Wednesday, December 1, 2010

Terserah




"Wah, saya ga tahu mas", jawab seorang pemuda berumur dua puluh tahunan ketika saya tanyakan pintu masuk VIP timur Stadion Utama Gelora Bung Karno. Saya sudah berulang kali masuk stadion ini tapi tidak pernah hafal letak pintu masuk untuk masing-masing kategori tiket. Stadion ini memang terlalu besar dan teralu megah bagi saya dan dua orang teman saya yang notabene remaja rantau yang biasa menonton pertandingan sepak bola di stadion tradisional semacam Manahan, Sriwedari, Tridadi, dan Ngurah Rai. Dua nama pertama terletak di Surakarta, Tridadi ada di Sleman, dan Ngurah Rai adalah stadion yang katanya kebanggaan masyarakat Bali. 
Gelora Bung Karno menawarkan pengalaman baru dan kesulitan baru juga untuk kami. Pegawai baru yang sudah bisa membeli tiket seharga 100.000 untuk sebuah pertandigan sepak bola. Tapi kesulitan ini luluh begitu saja saat saya mendengar sayup-sayup teriakan dari dalam stadion. Suporter Indonesia yang sudah lebih dahulu masuk stadion berteriak dan bernyanyi lantang untuk membakar semangat punggawa Garuda lapangan hijau. Tak sabar rasanya masuk ke dalam.

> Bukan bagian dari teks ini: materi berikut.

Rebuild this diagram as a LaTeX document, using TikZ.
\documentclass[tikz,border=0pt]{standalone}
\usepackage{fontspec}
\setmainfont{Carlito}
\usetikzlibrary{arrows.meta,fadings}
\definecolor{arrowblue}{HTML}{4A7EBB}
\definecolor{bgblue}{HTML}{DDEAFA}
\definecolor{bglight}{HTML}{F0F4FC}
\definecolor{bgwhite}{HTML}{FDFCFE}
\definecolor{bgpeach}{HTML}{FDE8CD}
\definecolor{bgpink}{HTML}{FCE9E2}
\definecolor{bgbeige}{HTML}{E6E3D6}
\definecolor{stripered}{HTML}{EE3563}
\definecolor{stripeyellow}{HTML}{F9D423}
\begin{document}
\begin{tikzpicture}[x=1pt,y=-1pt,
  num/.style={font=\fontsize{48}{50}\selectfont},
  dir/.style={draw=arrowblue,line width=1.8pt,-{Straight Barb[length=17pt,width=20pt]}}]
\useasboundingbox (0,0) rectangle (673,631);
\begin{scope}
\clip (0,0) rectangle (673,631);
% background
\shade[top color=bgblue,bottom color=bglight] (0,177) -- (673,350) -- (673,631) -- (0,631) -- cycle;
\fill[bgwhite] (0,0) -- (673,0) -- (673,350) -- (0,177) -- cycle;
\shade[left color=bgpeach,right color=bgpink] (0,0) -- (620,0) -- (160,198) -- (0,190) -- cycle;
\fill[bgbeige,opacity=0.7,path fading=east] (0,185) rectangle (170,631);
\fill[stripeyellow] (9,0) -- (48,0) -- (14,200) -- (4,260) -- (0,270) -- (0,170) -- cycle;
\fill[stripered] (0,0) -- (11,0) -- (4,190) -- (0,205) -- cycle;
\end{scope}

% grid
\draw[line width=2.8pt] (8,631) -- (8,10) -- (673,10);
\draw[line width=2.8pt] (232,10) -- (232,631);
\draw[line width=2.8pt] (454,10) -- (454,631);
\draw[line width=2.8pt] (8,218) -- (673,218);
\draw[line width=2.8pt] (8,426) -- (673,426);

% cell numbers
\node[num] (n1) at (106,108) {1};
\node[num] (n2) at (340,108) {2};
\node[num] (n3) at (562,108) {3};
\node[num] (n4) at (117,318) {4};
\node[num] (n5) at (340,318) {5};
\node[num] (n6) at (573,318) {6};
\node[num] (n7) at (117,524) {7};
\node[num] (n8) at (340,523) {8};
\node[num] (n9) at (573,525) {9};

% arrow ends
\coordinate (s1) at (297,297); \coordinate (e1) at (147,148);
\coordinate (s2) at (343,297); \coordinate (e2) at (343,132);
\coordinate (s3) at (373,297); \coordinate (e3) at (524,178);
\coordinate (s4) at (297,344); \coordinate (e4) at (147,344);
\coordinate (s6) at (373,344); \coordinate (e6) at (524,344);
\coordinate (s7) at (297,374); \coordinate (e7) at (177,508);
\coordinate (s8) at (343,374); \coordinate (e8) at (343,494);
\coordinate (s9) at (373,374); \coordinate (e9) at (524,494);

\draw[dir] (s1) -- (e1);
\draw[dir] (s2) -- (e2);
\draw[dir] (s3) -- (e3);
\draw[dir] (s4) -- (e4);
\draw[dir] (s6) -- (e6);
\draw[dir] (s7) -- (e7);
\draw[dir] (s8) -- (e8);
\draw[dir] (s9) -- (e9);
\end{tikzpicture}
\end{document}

Jujur saja, untuk ukuran sebuah pertandingan internasional melawan tim nasional negara jiran yang berulang kali 'membuat masalah' dengan kita, stadion terhitung sepi dan kurang semarak. Bahkan atmosfer dalam stadion tidak semegah dan suasananya tidak seberisik pertandingan Liga Indonesia antara Persija-Persib sebulan lalu, dan tentu tidak seberapa dibanding suasana GBK saat pertandingan pamungkas Liga Indonesia musim 2009/2010 antara Persija-Arema. Menurut saya faktor utamanya adalah penonton yang datang rata-rata bukan suporter tradisional namun suporter dari kalangan menengah dan cenderung menengah atas. Tak ada lagi parade bus Jakmania, konvoi Jak Angel dan gerombolan Aremania yang menyerbu Jakarta. Sedikit hambar rasanya. Well, inilah yang terjadi, proteksi dan kecurigaan berlebihan atas suporter tradisional menjadi hambatan utama ramainya stadion. GBK tanpa JakMania seperti sayur tanpa garam. Obviously.

Fakta lain yang menjadi bukti adalah, bahwa tidak ada suporter yang bernyanyi sepanjang pertandingan. Tak ada dirigen suporter layaknya Yuli Sumpil atau Ayi Beutik. Lebih parahnya, sebagian besar, utamanya sekelompok orang dibelakang saya menyuruh duduk saat pertandingan sedang seru Come on, it's not a movie theatre, right. Tapi apa daya, saya dan mereka membayar rupiah yang sama. Dan saya iri dengan sekelompok suporter di tribun utara yang selalu bernyanyi sepanjang pertandingan. Itulah yang sebenarnya,this is such a football game, and our national team is playing, so why are you sitting in comfort. Sedikit berlebihan memang, tapi 2 x 45 menit bukanlah waktu yang lama. Oh ya, kalau mau nyaman nonton di televisi saja. Bisa sambil makan atau tidur-tiduran. Atau sambil onani..hmmm, terserah.